- [Task directions]:
Reproduce exactly the lines below, from the first one through the line containing "(#1-s) -- (#1-j) (#1-t)", and omit any pictures.

- [Recorded information]:
..........

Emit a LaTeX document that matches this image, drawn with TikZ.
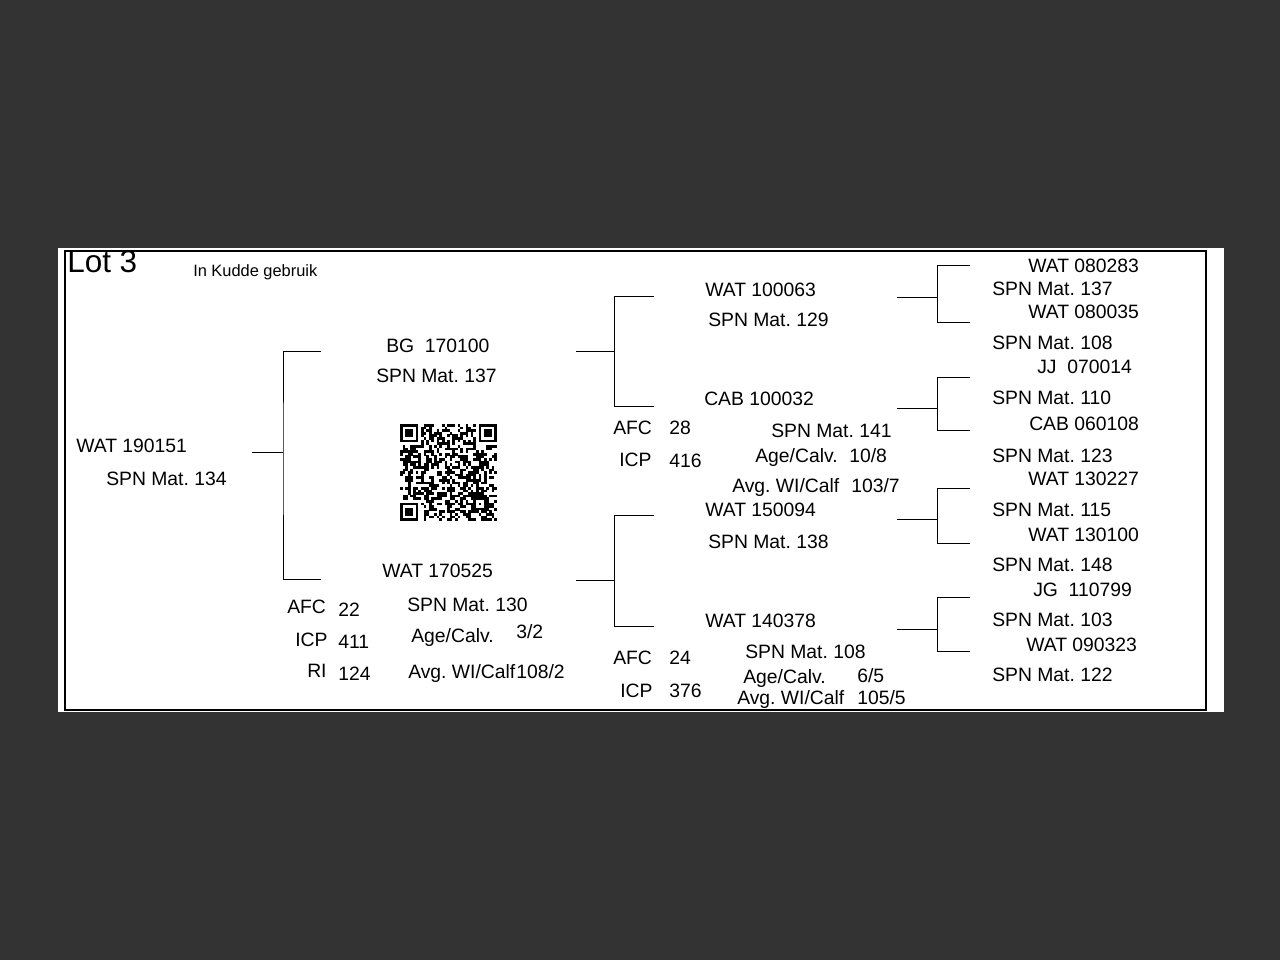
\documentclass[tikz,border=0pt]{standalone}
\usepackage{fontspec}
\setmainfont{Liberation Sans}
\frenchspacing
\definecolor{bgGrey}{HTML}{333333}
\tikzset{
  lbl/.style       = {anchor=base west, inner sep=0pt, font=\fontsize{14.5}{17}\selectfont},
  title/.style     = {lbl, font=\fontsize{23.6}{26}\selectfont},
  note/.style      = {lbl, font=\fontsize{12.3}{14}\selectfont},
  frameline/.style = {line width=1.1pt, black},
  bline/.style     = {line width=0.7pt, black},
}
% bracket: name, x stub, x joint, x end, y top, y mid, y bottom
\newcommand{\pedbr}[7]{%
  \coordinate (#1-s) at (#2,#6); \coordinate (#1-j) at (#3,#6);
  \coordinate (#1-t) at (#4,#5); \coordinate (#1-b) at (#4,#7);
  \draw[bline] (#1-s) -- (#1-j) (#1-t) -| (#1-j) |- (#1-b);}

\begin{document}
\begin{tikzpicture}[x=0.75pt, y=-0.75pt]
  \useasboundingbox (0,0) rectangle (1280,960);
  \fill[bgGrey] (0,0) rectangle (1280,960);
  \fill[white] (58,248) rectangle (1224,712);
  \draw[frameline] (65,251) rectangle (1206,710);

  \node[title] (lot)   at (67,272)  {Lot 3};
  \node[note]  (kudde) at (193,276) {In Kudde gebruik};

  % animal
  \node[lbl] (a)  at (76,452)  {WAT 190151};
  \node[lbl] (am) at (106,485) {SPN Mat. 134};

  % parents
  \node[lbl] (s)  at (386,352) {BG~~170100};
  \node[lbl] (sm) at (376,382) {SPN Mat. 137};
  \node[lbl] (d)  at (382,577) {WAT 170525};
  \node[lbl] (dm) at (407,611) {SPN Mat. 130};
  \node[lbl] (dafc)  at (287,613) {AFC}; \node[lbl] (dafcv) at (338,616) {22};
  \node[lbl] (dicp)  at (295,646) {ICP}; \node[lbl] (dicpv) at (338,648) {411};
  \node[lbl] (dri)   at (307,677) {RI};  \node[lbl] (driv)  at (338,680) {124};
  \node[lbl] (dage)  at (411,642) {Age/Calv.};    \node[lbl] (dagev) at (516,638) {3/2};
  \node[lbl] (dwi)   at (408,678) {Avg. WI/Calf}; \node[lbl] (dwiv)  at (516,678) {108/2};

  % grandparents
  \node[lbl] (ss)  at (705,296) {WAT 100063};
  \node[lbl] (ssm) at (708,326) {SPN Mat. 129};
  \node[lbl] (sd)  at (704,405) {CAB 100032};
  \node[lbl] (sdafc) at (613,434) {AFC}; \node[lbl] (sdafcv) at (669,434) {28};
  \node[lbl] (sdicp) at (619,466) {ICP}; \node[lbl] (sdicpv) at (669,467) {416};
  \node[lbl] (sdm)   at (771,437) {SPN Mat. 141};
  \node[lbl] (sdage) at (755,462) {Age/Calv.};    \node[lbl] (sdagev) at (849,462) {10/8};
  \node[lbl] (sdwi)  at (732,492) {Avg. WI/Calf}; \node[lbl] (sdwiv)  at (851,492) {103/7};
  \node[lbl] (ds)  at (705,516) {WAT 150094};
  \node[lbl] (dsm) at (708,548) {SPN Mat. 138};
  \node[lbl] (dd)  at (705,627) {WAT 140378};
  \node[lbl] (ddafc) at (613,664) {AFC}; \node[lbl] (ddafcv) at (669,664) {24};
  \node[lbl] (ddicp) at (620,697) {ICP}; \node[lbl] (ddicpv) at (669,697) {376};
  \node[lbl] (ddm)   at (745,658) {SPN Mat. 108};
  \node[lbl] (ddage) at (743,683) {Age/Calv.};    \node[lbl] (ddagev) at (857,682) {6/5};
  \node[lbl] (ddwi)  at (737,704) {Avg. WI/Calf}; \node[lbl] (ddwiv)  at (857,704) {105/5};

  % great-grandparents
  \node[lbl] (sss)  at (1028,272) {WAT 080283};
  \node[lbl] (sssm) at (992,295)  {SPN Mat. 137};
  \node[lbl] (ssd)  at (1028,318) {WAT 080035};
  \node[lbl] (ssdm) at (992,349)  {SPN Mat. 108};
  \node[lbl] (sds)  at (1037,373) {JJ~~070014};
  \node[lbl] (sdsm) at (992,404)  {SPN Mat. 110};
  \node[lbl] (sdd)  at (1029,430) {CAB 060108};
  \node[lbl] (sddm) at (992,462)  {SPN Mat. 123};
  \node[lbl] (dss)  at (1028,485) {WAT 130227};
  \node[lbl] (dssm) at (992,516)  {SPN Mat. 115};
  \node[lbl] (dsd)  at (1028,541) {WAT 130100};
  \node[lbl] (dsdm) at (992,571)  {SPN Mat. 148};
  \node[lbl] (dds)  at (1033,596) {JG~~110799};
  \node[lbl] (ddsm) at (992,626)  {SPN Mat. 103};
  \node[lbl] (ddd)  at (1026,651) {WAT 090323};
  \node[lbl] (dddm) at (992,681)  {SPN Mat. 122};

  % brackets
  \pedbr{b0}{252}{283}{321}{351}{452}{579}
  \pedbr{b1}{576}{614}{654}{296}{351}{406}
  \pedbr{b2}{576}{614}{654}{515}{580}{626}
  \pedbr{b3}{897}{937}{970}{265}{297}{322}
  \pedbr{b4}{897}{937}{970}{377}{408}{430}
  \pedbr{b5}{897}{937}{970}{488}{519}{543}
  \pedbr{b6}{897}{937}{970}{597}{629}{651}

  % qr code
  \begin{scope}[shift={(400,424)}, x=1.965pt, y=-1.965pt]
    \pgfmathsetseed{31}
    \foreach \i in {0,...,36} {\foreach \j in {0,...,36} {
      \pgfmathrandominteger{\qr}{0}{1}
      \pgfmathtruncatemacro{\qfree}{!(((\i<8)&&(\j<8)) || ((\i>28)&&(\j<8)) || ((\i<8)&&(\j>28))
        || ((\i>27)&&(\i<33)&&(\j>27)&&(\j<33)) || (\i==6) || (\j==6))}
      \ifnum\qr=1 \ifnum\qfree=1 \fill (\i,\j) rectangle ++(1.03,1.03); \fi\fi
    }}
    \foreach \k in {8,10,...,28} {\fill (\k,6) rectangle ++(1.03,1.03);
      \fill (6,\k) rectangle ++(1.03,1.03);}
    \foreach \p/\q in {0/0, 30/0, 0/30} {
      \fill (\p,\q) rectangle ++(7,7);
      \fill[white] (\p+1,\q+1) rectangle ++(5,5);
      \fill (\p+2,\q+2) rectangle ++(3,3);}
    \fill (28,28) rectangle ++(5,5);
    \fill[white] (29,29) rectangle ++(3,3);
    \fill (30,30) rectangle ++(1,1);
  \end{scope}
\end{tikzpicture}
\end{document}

..........

- [Output of the task]:
Emit a LaTeX document that matches this image, drawn with TikZ.
\documentclass[tikz,border=0pt]{standalone}
\usepackage{fontspec}
\setmainfont{Liberation Sans}
\frenchspacing
\definecolor{bgGrey}{HTML}{333333}
\tikzset{
  lbl/.style       = {anchor=base west, inner sep=0pt, font=\fontsize{14.5}{17}\selectfont},
  title/.style     = {lbl, font=\fontsize{23.6}{26}\selectfont},
  note/.style      = {lbl, font=\fontsize{12.3}{14}\selectfont},
  frameline/.style = {line width=1.1pt, black},
  bline/.style     = {line width=0.7pt, black},
}
% bracket: name, x stub, x joint, x end, y top, y mid, y bottom
\newcommand{\pedbr}[7]{%
  \coordinate (#1-s) at (#2,#6); \coordinate (#1-j) at (#3,#6);
  \coordinate (#1-t) at (#4,#5); \coordinate (#1-b) at (#4,#7);
  \draw[bline] (#1-s) -- (#1-j) (#1-t) -| (#1-j) |- (#1-b);}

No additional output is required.